President-elect Donald Trump encourages ally to hang on until he takes office. Erica Nochlin reports.
When he was on the campaign trail, President Donald Trump painted himself as an uncritical champion of Israel — meaning he was willing to endorse pretty much anything Israeli Prime Minister Benjamin Netanyahu's government did, no matter how destructive it might be to the peace process. But with Mr. Netanyahu's first visit to Washington since Mr. Trump's inauguration looming on Wednesday, the new president has moderated his position on some key issues, leaving open at least the possibility that he could be a constructive player in the quest for a two-state solution to the Israeli-Palestinian conflict. If Mr. Netanyahu is serious about peace, that is.
The Israeli prime minister has made stringing American presidents along into something of an art form. He has consistently preached the need for peace while taking steps that make the possibility of its realization narrower and narrower. He and his supporters blame Palestinians for rejecting chances for peace when they had them and for continuing to support terrorist activities. There's truth to that. But Mr. Netanyahu has also played a critical role in driving the two sides apart, principally by indulging the more hard-line elements of his governing coalition by allowing continued expansion of Israeli settlements in the West Bank, gradually taking up land that would eventually form the heart of a Palestinian state.
In December, the United Nations condemned Israeli settlement building as a violation of international law, and in January, scores of world leaders warned that a two-state solution was at risk because of it. This month, Israel complied with a November court order to remove an illegal West Bank settlement, a move that angered hard liners in his coalition, and immediately thereafter, Mr. Netanyahu's government announced plans for thousands of additional settlements. He was evidently banking on a permissive reaction from the Trump government, rather than the pressure the Obama administration had placed on Israel to halt such activity.
But Mr. Trump, who had appointed as ambassador to Israel a staunch supporter of settlement building, made a surprise move by calling on Israel to halt such construction, at least until after his meeting with Mr. Netanyahu. On Friday, he went further, telling an Israeli newspaper that he did not think "going forward with these settlements is a good thing for peace." He has also backed away from a campaign promise to move the U.S. embassy from Tel Aviv to Jerusalem, a move that would surely have provoked the Palestinians and their supporters in the Arab world.
Settlement backers have long urged recognition of the hundreds of thousands of Israelis living in the West Bank as immutable "facts on the ground" that precluded a two-state solution. But Mr. Trump appears to be appreciating some other facts on the ground. In particular, if he wants to enlist Sunni Arab cooperation in the fight against ISIS, he can't afford to antagonize those nations by inflaming tensions over Israel. He's done enough damage already with his ban on travel to the U.S. from seven Muslim-majority nations.

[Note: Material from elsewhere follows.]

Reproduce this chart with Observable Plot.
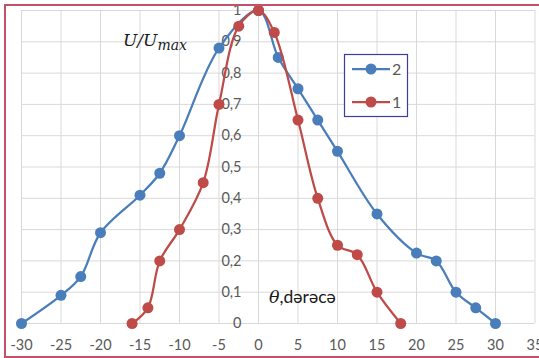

The president is reportedly considering using the often clandestine cooperation between Israel and those nations to contain Iranian influence in the region as the basis for multi-lateral talks on the Palestinian issue. It's not a new idea — at least the last two U.S. presidents have tried some variation of it. Whether it will work this time is anyone's guess, but it at least represents a realization by President Trump that acting like a far-right member of Mr. Netanyahu's cabinet was no recipe for peace.
But key questions remain. Will Mr. Netanyahu believe he can trust a president whose positions on fundamental issues in U.S.-Israeli relations have swung so wildly in a matter of weeks? Can he even have a candid conversation with someone who speaks (and tweets) with no apparent filter? And most of all, what matters more to Mr. Netanyahu, securing a lasting peace under a two-state solution, or keeping his government in power?